When you say this, is there a detection setting from the overhangs setting stack that I am missing that influences this behavior? I don't want to request a feature that is irrelevant if this behaviour can be influenced by something I missed. That said, I am still working on finding a balance between a single setting for this ratio that both provides a good surface finish, and usable unsupported bridge; I just thought it would be a pretty neat way to tune this :)

Great work by the way, been a long time user, and wanted to say thanks for the work you have put into developing this.

PKav89 commented 4 months ago

Hello!

I might get this issue description wrong, but there is option Bridge Flow Baseline under Width & Flow. By default it is set to "Nozzle Diameter", which does twice overextrusion after sparce infill (because it somehow counts internal bridge like x2 layer height). But everything works well if it is set to "Keep current flow".

Does this fix your issue?

Element-01303 commented 4 months ago

Hello!

I might get this issue description wrong, but there is option Bridge Flow Baseline under Width & Flow. By default it is set to "Nozzle Diameter", which does twice overextrusion after sparce infill (because it somehow counts internal bridge like x2 layer height). But everything works well if it is set to "Keep current flow".

Does this fix your issue?

Hi! I have experimented with this setting (in slicer only), however I found that the flow rates as reported by the slicer are still very high for this operation leading to the upper layers showing artifacts. This the most obvious in areas with large flat surfaces, and much less for the small features I highlight below.
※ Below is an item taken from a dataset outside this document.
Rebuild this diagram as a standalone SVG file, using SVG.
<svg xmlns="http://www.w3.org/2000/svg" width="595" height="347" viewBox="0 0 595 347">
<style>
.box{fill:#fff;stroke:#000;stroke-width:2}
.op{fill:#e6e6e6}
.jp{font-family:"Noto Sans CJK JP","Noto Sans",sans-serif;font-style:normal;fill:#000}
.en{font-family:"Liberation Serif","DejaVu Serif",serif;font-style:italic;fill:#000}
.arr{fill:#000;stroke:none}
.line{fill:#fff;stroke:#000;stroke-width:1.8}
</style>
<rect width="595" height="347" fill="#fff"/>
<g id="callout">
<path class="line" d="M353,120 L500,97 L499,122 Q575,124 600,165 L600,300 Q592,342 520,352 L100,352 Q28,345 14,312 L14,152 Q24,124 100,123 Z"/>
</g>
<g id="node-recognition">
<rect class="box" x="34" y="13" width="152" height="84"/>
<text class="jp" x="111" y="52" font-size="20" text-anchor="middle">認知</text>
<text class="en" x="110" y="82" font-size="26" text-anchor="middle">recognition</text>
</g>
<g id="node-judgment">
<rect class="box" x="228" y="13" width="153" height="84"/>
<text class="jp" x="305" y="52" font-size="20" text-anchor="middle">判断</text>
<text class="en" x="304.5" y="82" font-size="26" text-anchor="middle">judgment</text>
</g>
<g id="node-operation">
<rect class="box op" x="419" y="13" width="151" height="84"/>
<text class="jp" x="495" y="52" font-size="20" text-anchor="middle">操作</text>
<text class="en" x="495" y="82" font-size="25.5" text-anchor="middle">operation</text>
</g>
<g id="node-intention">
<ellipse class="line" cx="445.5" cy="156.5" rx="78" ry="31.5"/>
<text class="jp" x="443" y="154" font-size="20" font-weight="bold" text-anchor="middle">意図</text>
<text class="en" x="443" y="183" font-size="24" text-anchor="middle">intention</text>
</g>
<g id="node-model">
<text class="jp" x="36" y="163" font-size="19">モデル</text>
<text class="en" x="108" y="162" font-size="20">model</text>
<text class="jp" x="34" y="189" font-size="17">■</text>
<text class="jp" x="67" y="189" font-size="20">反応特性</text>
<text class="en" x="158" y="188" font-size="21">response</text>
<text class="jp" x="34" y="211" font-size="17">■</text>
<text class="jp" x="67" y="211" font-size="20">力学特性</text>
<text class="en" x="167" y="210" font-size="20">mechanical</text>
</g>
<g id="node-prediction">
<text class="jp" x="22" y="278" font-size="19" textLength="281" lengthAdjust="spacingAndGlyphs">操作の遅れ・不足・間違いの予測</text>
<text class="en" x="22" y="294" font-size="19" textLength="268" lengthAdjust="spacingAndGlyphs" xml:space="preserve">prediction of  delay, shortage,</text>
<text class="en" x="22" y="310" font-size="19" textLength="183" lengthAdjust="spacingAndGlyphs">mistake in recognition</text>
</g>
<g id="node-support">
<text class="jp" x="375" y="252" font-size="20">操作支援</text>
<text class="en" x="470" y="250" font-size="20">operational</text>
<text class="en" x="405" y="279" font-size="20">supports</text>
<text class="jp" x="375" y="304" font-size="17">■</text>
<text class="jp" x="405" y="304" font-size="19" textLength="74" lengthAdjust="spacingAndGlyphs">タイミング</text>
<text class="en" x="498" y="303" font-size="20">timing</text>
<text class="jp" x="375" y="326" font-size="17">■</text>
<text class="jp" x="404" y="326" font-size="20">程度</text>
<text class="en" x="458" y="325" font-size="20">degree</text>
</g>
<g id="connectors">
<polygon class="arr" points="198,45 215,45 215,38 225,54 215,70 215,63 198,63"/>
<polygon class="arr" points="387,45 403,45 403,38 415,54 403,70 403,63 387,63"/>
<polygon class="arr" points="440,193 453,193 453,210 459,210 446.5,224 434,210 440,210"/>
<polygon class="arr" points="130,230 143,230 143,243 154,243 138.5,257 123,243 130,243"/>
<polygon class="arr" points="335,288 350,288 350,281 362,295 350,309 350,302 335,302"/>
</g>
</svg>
Here are some slicer flow reports to show the difference between the two:

100% bridge_flow_ratio w/ baseline set to nozzle diameter: image

100% bridge_flow_ratio w/ baseline set to "keep current flow": image

IMO, the flow rates still look too high for a dense infill to meet my quality expectations (artifact-free top surfaces) for Voron parts. That said, a low ratio will produce functional unsupported bridges over small gaps which are present in the parts I am printing atm, so the lack of independent flow ratios has not impacted me (e.g. the need to span a large unsupported gap).
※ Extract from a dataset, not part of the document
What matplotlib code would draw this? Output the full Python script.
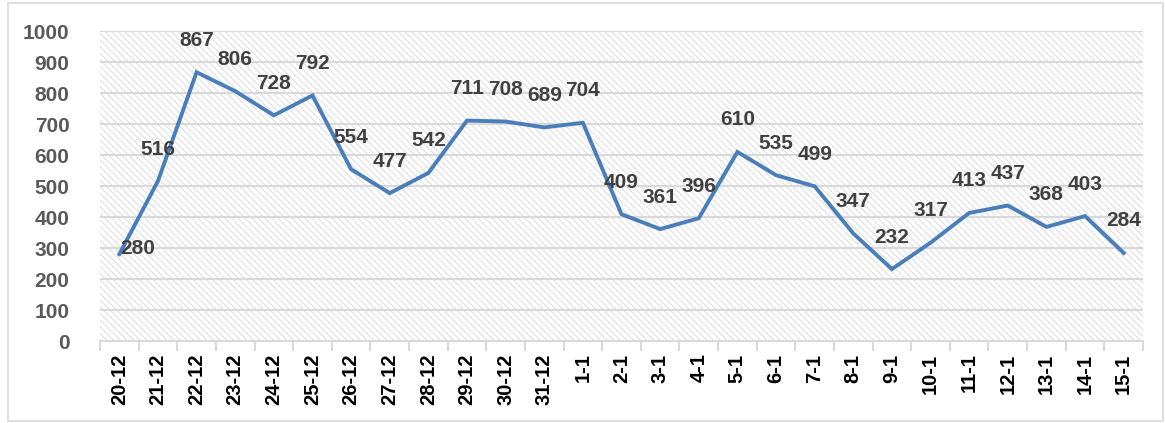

With that said I am going to do some qualitative testing with the bridge_flow_baseline set to "keep current flow" and see if I can tune it to produce functional large gap spans, whilst maintaining the surface quality of large flat area (very sensitive to over extrusion on lower layers).
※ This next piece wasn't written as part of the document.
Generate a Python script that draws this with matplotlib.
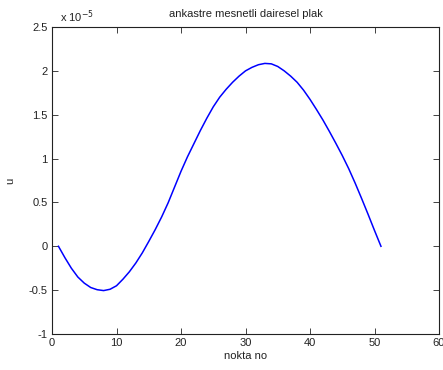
import numpy as np
import matplotlib.pyplot as plt
from matplotlib.ticker import FuncFormatter

plt.rcParams['font.family'] = ['Liberation Sans', 'DejaVu Sans']

# deflection of the clamped circular plate at each node (units of 1e-5)
nokta = np.arange(1, 52)
u_scaled = [0.0, -0.13, -0.25, -0.35, -0.42, -0.47, -0.495, -0.505, -0.49, -0.45,
            -0.375, -0.29, -0.19, -0.075, 0.055, 0.19, 0.335, 0.495, 0.675, 0.855,
            1.02, 1.17, 1.32, 1.46, 1.59, 1.70, 1.79, 1.87, 1.94, 2.00,
            2.04, 2.07, 2.085, 2.08, 2.05, 2.00, 1.94, 1.87, 1.78, 1.675,
            1.56, 1.44, 1.31, 1.175, 1.035, 0.885, 0.72, 0.545, 0.365, 0.18, 0.0]
u = np.array(u_scaled) * 1e-5

fig = plt.figure(figsize=(4.43, 3.70), dpi=100)
ax = fig.add_axes([0.1174, 0.0973, 0.8736, 0.8297])

ax.plot(nokta, u, color='#0000ff', lw=1.1)

ax.set_xlim(0, 60)
ax.set_ylim(-1e-5, 2.5e-5)
ax.set_xticks(np.arange(0, 61, 10))
ax.set_yticks(np.arange(-1, 2.51, 0.5) * 1e-5)
ax.yaxis.set_major_formatter(FuncFormatter(lambda v, _: f'{v / 1e-5:g}'))

ax.tick_params(direction='in', length=4, width=0.6, top=True, right=True,
               labelsize=8, colors='#222222', pad=3)
for sp in ax.spines.values():
    sp.set_linewidth(0.8)
    sp.set_color('#222222')

ax.text(0.02, 1.005, r'x 10$^{-5}$', transform=ax.transAxes, fontsize=8,
        ha='left', va='bottom', color='#222222')
ax.set_title('ankastre mesnetli dairesel plak', fontsize=8, pad=7, color='#222222')
ax.set_xlabel('nokta no', fontsize=8, labelpad=2, color='#222222')
ax.set_ylabel('u', fontsize=8, labelpad=10, color='#222222')

fig.savefig('out.png', dpi=100)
I didn't know the Nozzle Diameter baseline was set to 2x extrusion flow, so this may very well lead to something good. I will report back as to my progress. That said, thanks for the input! I still think this might be a neat feature to add in, but if this fixes it, maybe its not needed.....

supermerill commented 4 months ago

I didn't know the Nozzle Diameter baseline was set to 2x extrusion flow

It depends on your layer height...

Using the nozzle diameter as the baseline let you enforce the same flow, whatever the condition are. Just change the flow% to reduce or increase the extrusion. Using the layer height makes the bridge flow dependent on the layer height... not very useful unless fr corner-cases or if your filament can bridge with very little flow. Using the "keep same flow" is a way to say "don't anything special for bridges".

PKav89 commented 4 months ago

Using the nozzle diameter as the baseline let you enforce the same flow, whatever the condition are. Just change the flow% to reduce or increase the extrusion.

I don't get it... Same flow regardless layer height? Well, it, kinda, makes sense for external bridges, but why it is applied to internal bridges (over sparse infill)?

supermerill commented 4 months ago

when you have 10% infill ratio, there is not many differences between the two.